### [YOUR GOAL]
Take the lines from the top down to and including the one with "const cx = y => x(y) + x.bandwidth()/2;" and repeat them exactly. Omit images.

# START OF SUPPLIED MATERIAL

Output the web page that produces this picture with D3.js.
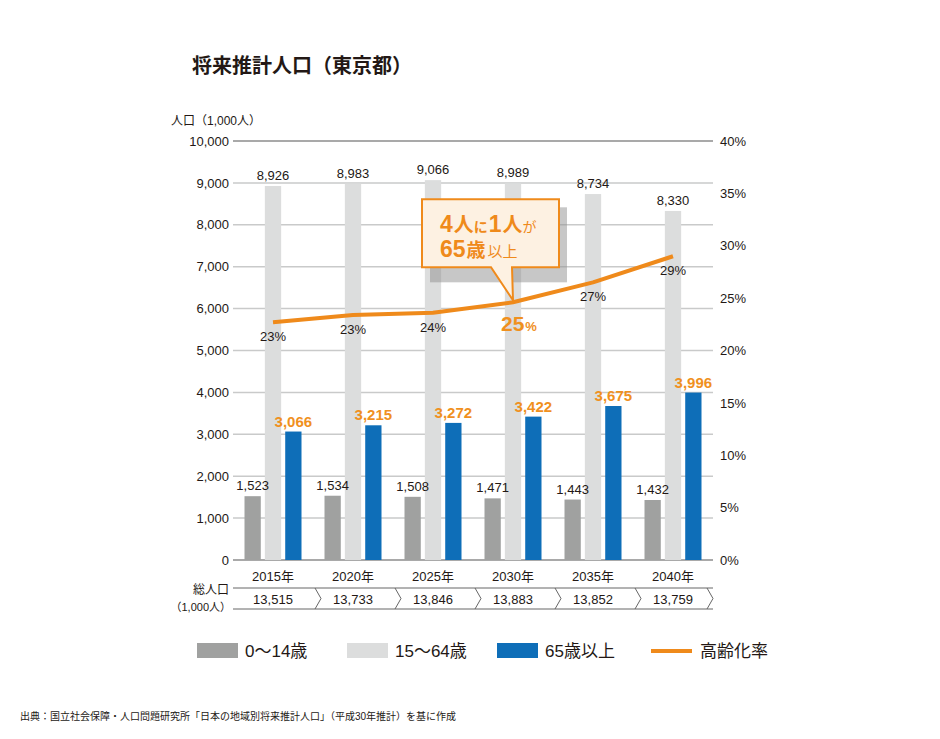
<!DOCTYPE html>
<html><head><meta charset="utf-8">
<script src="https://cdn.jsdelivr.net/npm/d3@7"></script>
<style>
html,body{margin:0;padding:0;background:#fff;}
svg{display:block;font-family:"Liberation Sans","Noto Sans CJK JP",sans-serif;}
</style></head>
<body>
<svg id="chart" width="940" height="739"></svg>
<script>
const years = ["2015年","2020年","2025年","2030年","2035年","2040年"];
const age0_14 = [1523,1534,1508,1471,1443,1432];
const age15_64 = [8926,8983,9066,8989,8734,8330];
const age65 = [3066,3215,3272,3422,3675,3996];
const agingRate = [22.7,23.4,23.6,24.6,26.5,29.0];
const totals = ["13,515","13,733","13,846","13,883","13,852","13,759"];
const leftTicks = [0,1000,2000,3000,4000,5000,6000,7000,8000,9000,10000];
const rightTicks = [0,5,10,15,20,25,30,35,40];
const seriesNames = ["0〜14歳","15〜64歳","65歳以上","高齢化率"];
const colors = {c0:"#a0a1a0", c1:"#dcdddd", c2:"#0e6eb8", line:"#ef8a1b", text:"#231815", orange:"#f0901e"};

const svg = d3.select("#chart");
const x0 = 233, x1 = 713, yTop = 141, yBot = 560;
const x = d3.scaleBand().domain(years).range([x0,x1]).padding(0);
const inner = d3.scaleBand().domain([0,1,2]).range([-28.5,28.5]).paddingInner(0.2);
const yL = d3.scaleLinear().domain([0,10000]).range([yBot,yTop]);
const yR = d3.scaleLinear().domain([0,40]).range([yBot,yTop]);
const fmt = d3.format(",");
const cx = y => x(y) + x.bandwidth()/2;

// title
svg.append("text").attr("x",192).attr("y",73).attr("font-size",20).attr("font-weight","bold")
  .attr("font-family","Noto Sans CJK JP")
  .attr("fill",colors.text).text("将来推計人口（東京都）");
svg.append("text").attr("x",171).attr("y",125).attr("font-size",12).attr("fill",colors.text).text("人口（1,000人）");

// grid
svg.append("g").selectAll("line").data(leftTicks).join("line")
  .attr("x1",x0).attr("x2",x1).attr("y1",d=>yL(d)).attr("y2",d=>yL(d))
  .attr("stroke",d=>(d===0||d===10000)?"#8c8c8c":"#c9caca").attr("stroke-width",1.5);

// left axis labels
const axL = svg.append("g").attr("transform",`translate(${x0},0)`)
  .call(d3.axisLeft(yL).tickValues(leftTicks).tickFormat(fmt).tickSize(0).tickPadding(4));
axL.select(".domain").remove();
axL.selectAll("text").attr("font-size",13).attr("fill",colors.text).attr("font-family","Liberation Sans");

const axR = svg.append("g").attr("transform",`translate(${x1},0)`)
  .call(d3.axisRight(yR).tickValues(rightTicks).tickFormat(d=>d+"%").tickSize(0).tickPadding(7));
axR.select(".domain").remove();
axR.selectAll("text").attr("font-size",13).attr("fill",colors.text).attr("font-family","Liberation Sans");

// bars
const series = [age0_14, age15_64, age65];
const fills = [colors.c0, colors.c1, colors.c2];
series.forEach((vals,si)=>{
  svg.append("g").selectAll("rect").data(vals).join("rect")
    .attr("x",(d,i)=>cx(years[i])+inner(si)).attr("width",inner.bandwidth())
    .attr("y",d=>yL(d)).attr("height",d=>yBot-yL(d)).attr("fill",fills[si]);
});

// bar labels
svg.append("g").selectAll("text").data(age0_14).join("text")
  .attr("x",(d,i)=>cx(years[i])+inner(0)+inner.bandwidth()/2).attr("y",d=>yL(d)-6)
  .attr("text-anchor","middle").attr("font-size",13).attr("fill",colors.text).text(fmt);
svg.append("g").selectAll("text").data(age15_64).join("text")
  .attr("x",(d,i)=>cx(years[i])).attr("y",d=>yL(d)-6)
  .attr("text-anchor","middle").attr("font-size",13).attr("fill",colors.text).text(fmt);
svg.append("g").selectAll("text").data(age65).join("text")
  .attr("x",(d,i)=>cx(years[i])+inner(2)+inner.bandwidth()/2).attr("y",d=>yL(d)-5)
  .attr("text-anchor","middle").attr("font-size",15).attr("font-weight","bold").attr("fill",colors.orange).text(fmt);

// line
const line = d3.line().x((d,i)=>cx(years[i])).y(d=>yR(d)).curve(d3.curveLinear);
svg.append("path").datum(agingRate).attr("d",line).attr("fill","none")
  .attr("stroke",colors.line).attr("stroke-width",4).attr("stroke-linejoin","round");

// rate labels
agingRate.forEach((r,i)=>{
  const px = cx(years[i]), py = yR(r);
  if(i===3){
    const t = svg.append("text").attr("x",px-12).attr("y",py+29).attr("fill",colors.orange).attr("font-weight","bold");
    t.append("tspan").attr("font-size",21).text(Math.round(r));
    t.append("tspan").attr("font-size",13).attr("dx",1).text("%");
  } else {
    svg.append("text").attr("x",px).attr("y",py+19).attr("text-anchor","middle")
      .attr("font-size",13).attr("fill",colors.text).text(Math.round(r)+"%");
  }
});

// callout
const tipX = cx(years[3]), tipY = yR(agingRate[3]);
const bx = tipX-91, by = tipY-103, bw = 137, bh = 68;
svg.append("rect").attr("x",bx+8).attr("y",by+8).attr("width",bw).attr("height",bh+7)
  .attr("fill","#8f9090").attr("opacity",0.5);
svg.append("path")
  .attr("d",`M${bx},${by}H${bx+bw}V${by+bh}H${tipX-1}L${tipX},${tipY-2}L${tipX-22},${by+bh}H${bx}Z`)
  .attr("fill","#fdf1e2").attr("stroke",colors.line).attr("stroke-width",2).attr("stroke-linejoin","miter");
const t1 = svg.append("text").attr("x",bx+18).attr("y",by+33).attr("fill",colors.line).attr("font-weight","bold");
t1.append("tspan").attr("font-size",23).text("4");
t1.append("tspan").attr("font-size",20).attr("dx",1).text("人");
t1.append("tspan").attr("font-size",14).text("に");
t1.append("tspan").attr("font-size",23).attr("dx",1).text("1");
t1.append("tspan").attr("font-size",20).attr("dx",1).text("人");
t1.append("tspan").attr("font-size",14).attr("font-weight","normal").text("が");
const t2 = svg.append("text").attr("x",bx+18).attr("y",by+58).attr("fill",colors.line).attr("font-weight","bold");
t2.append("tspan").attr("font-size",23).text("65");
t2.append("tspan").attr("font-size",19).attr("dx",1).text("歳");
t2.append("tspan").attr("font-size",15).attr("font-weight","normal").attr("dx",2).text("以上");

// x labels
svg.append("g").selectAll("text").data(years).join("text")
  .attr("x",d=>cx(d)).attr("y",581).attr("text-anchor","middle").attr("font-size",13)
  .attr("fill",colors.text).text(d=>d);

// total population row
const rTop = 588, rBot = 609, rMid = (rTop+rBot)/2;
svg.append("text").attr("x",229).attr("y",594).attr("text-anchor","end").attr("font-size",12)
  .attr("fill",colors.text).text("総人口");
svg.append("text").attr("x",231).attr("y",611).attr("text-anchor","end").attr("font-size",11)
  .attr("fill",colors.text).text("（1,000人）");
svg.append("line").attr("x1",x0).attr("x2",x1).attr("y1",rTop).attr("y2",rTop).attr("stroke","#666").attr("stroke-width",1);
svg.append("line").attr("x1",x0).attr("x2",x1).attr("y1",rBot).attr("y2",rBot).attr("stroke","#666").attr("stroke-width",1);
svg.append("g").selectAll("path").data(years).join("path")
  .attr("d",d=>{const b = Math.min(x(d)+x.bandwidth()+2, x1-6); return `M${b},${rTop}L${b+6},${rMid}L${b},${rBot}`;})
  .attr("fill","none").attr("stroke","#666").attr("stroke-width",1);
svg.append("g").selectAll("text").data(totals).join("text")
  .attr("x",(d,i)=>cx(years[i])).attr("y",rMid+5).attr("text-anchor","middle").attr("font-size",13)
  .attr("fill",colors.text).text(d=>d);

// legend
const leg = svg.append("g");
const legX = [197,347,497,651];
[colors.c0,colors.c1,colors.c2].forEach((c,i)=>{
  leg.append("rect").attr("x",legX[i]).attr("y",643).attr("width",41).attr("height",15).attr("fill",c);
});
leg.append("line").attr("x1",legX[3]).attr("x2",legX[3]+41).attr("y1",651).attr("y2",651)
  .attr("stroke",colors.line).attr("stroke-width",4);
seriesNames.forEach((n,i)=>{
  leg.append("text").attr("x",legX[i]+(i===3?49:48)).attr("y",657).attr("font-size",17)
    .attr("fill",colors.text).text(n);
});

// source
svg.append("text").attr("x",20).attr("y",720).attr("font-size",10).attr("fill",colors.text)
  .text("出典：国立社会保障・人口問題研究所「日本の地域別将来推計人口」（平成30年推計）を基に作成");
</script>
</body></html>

# END OF SUPPLIED MATERIAL

### [RESPONSE FOR THIS EXERCISE]
Output the web page that produces this picture with D3.js.
<!DOCTYPE html>
<html><head><meta charset="utf-8">
<script src="https://cdn.jsdelivr.net/npm/d3@7"></script>
<style>
html,body{margin:0;padding:0;background:#fff;}
svg{display:block;font-family:"Liberation Sans","Noto Sans CJK JP",sans-serif;}
</style></head>
<body>
<svg id="chart" width="940" height="739"></svg>
<script>
const years = ["2015年","2020年","2025年","2030年","2035年","2040年"];
const age0_14 = [1523,1534,1508,1471,1443,1432];
const age15_64 = [8926,8983,9066,8989,8734,8330];
const age65 = [3066,3215,3272,3422,3675,3996];
const agingRate = [22.7,23.4,23.6,24.6,26.5,29.0];
const totals = ["13,515","13,733","13,846","13,883","13,852","13,759"];
const leftTicks = [0,1000,2000,3000,4000,5000,6000,7000,8000,9000,10000];
const rightTicks = [0,5,10,15,20,25,30,35,40];
const seriesNames = ["0〜14歳","15〜64歳","65歳以上","高齢化率"];
const colors = {c0:"#a0a1a0", c1:"#dcdddd", c2:"#0e6eb8", line:"#ef8a1b", text:"#231815", orange:"#f0901e"};

const svg = d3.select("#chart");
const x0 = 233, x1 = 713, yTop = 141, yBot = 560;
const x = d3.scaleBand().domain(years).range([x0,x1]).padding(0);
const inner = d3.scaleBand().domain([0,1,2]).range([-28.5,28.5]).paddingInner(0.2);
const yL = d3.scaleLinear().domain([0,10000]).range([yBot,yTop]);
const yR = d3.scaleLinear().domain([0,40]).range([yBot,yTop]);
const fmt = d3.format(",");
const cx = y => x(y) + x.bandwidth()/2;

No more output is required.